Nesse sentido, era necessário, por um lado, reflorestar as encostas e desapropriar as terras que continham as nascentes. Na primeira ação, em 1861, o governo determinou o plantio e conservação das florestas da Tijuca e Paineiras, nomeando o major Manuel Gomes Archer e Tomás Nogueira da Gama para liderar a tarefa, respectivamente. A partir do trabalho e esforços desses dois e dos escravizados a seu serviço, as florestas começaram a renascer, apesar de não ter sido trabalho rápido ou fácil. Na segunda frente, era preciso desapropriar os terrenos para garantir que o entorno das nascentes não fosse novamente desmatado, e garantir a preservação e recuperação das florestas, o que começou a acontecer paulatinamente depois dos anos de 1860. Os benefícios advindos do reflorestamento da serra da Tijuca só fariam se sentir a longo prazo, o mesmo seria válido para a recuperação das nascentes. Só que a demanda por água só crescia, com o crescimento demográfico (não custa lembrar que a partir dos anos 1870, era grande a chegada de imigrantes no Rio de Janeiro) e o desenvolvimento da economia na cidade (com o desenvolvimento das manufaturas e fábricas, e do setor do comércio).
Nova Comissão foi criada em 1870 para tentar resolver o problema da água, dessa vez chefiada pelo engenheiro Antônio Rebouças. Novamente a ideia de ir buscar água na serra do Tinguá foi aventada, mas só foi devidamente aceita em 1876. Nos anos de 1880, ainda em caráter provisório, foram inauguradas as novas obras de abastecimento.
Transcrição
Diretoria das Obras Públicas e Navegação
1ª Seção Rio de Janeiro Ministério dos Negócios da Agricultura, Comércio e Obras Públicas em 4 de maio de 1861
Ilustríssimo e Excelentíssimo Senhor
No empenho de satisfazer a sua solicitude pelo bem estar dos habitantes desta capital tem o governo imperial, por diversas vezes, consultado o parecer de engenheiros e de pessoas profissionais sobre os meios de abastecê-la convenientemente d’água potável. Continuando porém a sentir-se falta deste elemento, nos meses de seca, apesar de se terem tomado a semelhante respeito as medidas aconselhadas, resolveu o mesmo governo, para obviar, quanto for possível, a este mal, e assegurar a abundância d’água por longo tempo, dado ainda o crescimento da população, ouvir uma comissão, composta de vossa excelência, como presidente, e dos engenheiros conselheiro Antônio Manoel de Melo, William Ginty, Henry Law, e Charles Neate, que, examinando os projetos que existem sobre o abastecimento d’águas, interponha o seu juízo acerca deste objeto.
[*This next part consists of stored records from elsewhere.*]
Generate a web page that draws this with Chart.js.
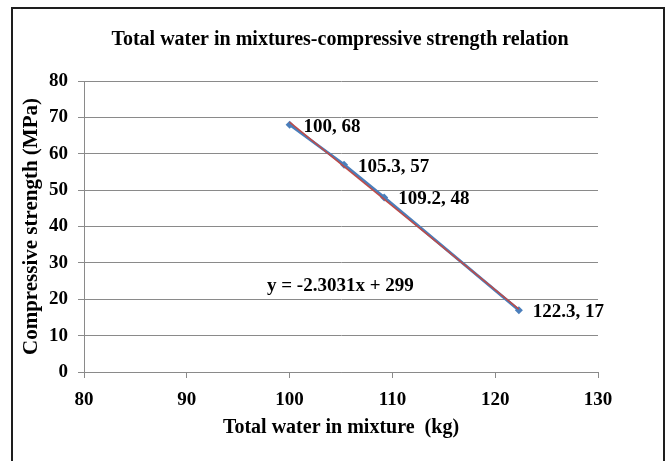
<!DOCTYPE html>
<html>
<head>
<meta charset="utf-8">
<script src="https://cdn.jsdelivr.net/npm/chart.js@4"></script>
<style>
  html, body { margin: 0; padding: 0; background: #fff; overflow: hidden; }
  .frame { position: absolute; left: 11px; top: 7px; width: 650px; height: 470px; border: 2px solid #1e1e1e; }
  #chart { position: absolute; left: 0; top: 0; }
</style>
</head>
<body>
<div class="frame"></div>
<canvas id="chart" width="667" height="461"></canvas>
<script>
// values
const waterKg = [100, 105.3, 109.2, 122.3];
const strengthMPa = [68, 57, 48, 17];
// linear trendline y = -2.3031x + 299, end points
const trendX = [100, 122.3];
const trendY = [68.7, 17.3];
const xTicks = [80, 90, 100, 110, 120, 130];
const yTicks = [0, 10, 20, 30, 40, 50, 60, 70, 80];
const equationText = 'y = -2.3031x + 299';

const FONT = '"Liberation Serif", "Times New Roman", serif';
const GRID = '#8a8a8a';

// point labels "x, y" and the trendline equation
const labelsPlugin = {
    id: 'pointLabels',
    afterDatasetsDraw(chart) {
        const ctx = chart.ctx;
        const meta = chart.getDatasetMeta(0);
        ctx.save();
        ctx.font = 'bold 19px ' + FONT;
        ctx.fillStyle = '#000';
        ctx.textAlign = 'left';
        ctx.textBaseline = 'middle';
        meta.data.forEach((pt, i) => {
            ctx.fillText(waterKg[i] + ', ' + strengthMPa[i], pt.x + 14, pt.y + 2);
        });
        const sx = chart.scales.x, sy = chart.scales.y;
        ctx.fillText(equationText, sx.getPixelForValue(97.8), sy.getPixelForValue(23.7));
        ctx.restore();
    }
};

const ctx = document.getElementById('chart').getContext('2d');
let myChart = new Chart(ctx, {
    type: 'scatter',
    data: {
        datasets: [{
            data: waterKg.map((x, i) => ({ x: x, y: strengthMPa[i] })),
            showLine: true,
            borderColor: '#4a7ebb',
            borderWidth: 3,
            backgroundColor: '#4a7ebb',
            pointStyle: 'rectRot',
            pointRadius: 4,
            pointBorderWidth: 0,
            order: 2
        }, {
            data: trendX.map((x, i) => ({ x: x, y: trendY[i] })),
            showLine: true,
            borderColor: '#be4b48',
            borderWidth: 1.5,
            pointRadius: 0,
            order: 1
        }]
    },
    options: {
        responsive: false,
        animation: false,
        layout: {
            padding: { left: 13, right: 0, top: 0, bottom: 0 }
        },
        plugins: {
            legend: { display: false },
            tooltip: { enabled: false },
            title: {
                display: true,
                text: 'Total water in mixtures-compressive strength relation',
                color: '#000',
                font: { family: FONT, size: 20, weight: 'bold' },
                padding: { top: 28, bottom: 29 }
            }
        },
        scales: {
            x: {
                type: 'linear',
                min: xTicks[0],
                max: xTicks[xTicks.length - 1],
                afterBuildTicks: s => { s.ticks = xTicks.map(v => ({ value: v })); },
                afterFit: s => { s.height = 89; },
                ticks: {
                    color: '#000',
                    padding: 11,
                    font: { family: FONT, size: 19, weight: 'bold' }
                },
                grid: { drawOnChartArea: false, color: GRID, tickLength: 6 },
                border: { color: GRID },
                title: {
                    display: true,
                    text: 'Total water in mixture  (kg)',
                    color: '#000',
                    font: { family: FONT, size: 20, weight: 'bold' },
                    padding: { top: 0, bottom: 21 }
                }
            },
            y: {
                min: yTicks[0],
                max: yTicks[yTicks.length - 1],
                afterBuildTicks: s => { s.ticks = yTicks.map(v => ({ value: v })); },
                afterFit: s => { s.width = 71; },
                ticks: {
                    color: '#000',
                    padding: 10,
                    font: { family: FONT, size: 19, weight: 'bold' }
                },
                grid: { color: GRID, tickLength: 6 },
                border: { color: GRID },
                title: {
                    display: true,
                    text: 'Compressive strength (MPa)',
                    color: '#000',
                    font: { family: FONT, size: 21, weight: 'bold' },
                    padding: { top: 6, bottom: 0 }
                }
            },
            // empty space to the right of the plot
            yRight: {
                position: 'right',
                afterFit: s => { s.width = 69; },
                ticks: { display: false },
                grid: { display: false },
                border: { display: false }
            }
        }
    },
    plugins: [labelsPlugin]
});
</script>
</body>
</html>
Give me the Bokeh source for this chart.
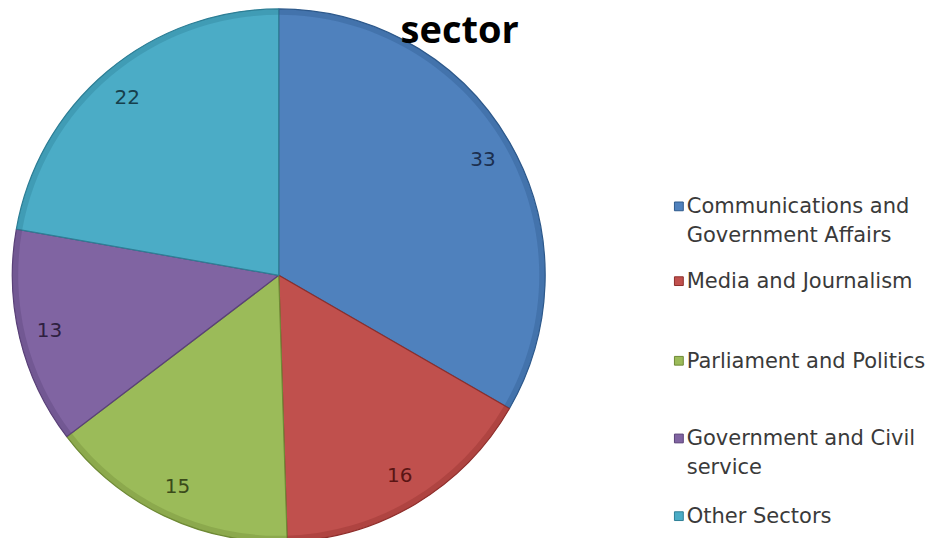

São os projetos, que o governo sujeita à apreciação da comissão: 1º da extinta Comissão de Engenheiros; 2º do Inspetor Geral das Obras Públicas; 3º do Engenheiro Lenoir; e 4º do presidente da Junta de Higiene Pública.
O governo espera que, no caso de não concordar com nenhum dos projetos, formule a comissão o que mais acertado lhe parecer, bem como providenciará para que lhe seja apresentado um engenheiro ou desenhista, se de qualquer destes auxiliares vier a carecer a mesma Comissão.